Début octobre 2007, Arte diffusait un terrible reportage lors d’une semaine thématique intitulée Démocratie pour tous. Un taxi pour l’enfer enquêtait sur la mort d'un jeune conducteur de taxi nommé Dilawar. Vendu comme terroriste par des miliciens Afghans à l'armée américiane, sans jugement, sans avocat et sans défense, il sera torturé à mort dans la prison militaire U.S. de Bagram et décèdera 5 jours après son arrivée. Reconnu innocent, sa dépouille sera rendue sans explication à sa famille. À travers le cas de cet anonyme pris dans la tourmente d’une guerre, le reportage décortique les rouages et la chaîne de responsabilités qui ont aboutit à ce cas précis, et accuse l'usage systématique (et vain) de la torture par l'armée américaine sur des supposés combattant ennemis.
Détention secrète dénonce les mêmes faits de façon romancée et didactique, et d’un "point de vue" américain cette fois-çi. Un ingénieur, d’origine égyptienne, est pris pour un partisan terroriste. Il est enlevé par la CIA et conduit dans une geôle marocaine où il est interrogé et torturé sur ses supposés liens avec un fou de Dieu local.
Le film, démonstratif et lisse, a une volonté louable de bien faire (d’ailleurs soutenue par Amnesty International), même si sa nécessité a quelques longueurs de retard sur l’actualité.
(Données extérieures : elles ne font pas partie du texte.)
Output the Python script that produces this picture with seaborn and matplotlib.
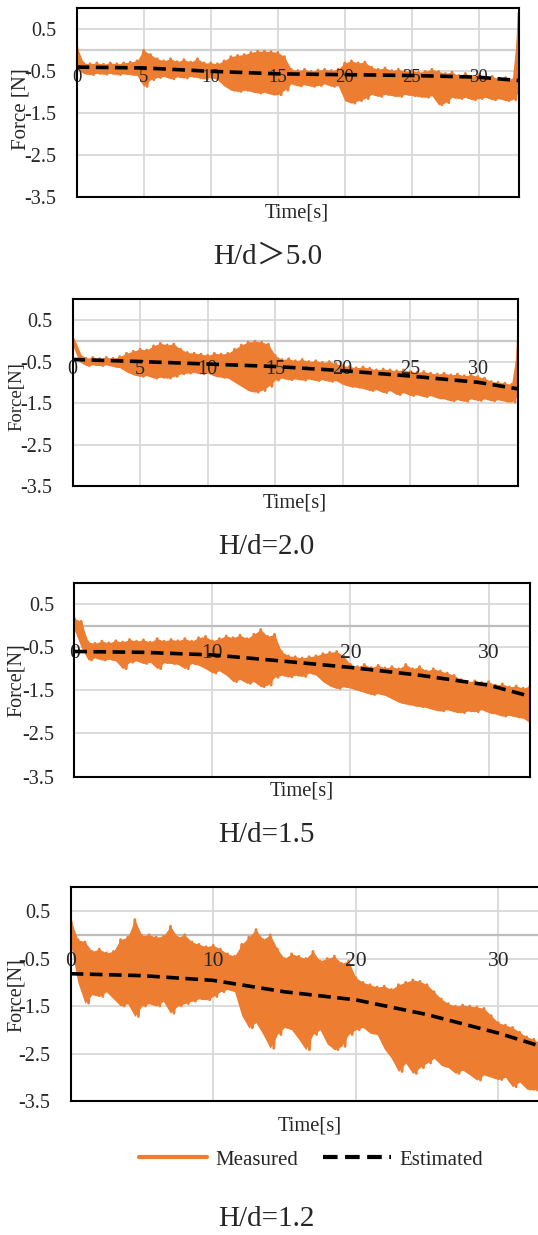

En filigrane d’un scénario sans surprise (et dont le twist final n’apporte rien, dénaturant plus ou moins le propos général au profit d’un suspens inutile), des thèmes essentiels sont brièvement abordés : art du compromis en politique, "rentabilité" zéro de la torture, mécanisme de répression entraînant des vocations vengeresses, jusqu’où aller pour sauver la vie d’innocents, comment définir une démocratie aujourd’hui.
Celle de l’Amérique est ici exposée comme un système d’État défensif et paranoïaque, prêt à tout, dans l’ombre, pour servir et protéger ses citoyens et ses intérêts (rappelant les grands thèmes souterrains de 24). Anwar El-Ibrahim se retrouve entraîné dans un engrenage global où plus personne n’est réellement capable de discerner le vrai du faux, où tout est constamment remis en question et où, finalement, tout reste en situation de crise constante sans véritable fin possible. Honorable, le film de Gavin Hood pêche par son manque de carrure, et sa portée dénonciatrice reste trop conventionnelle et trop hésitante.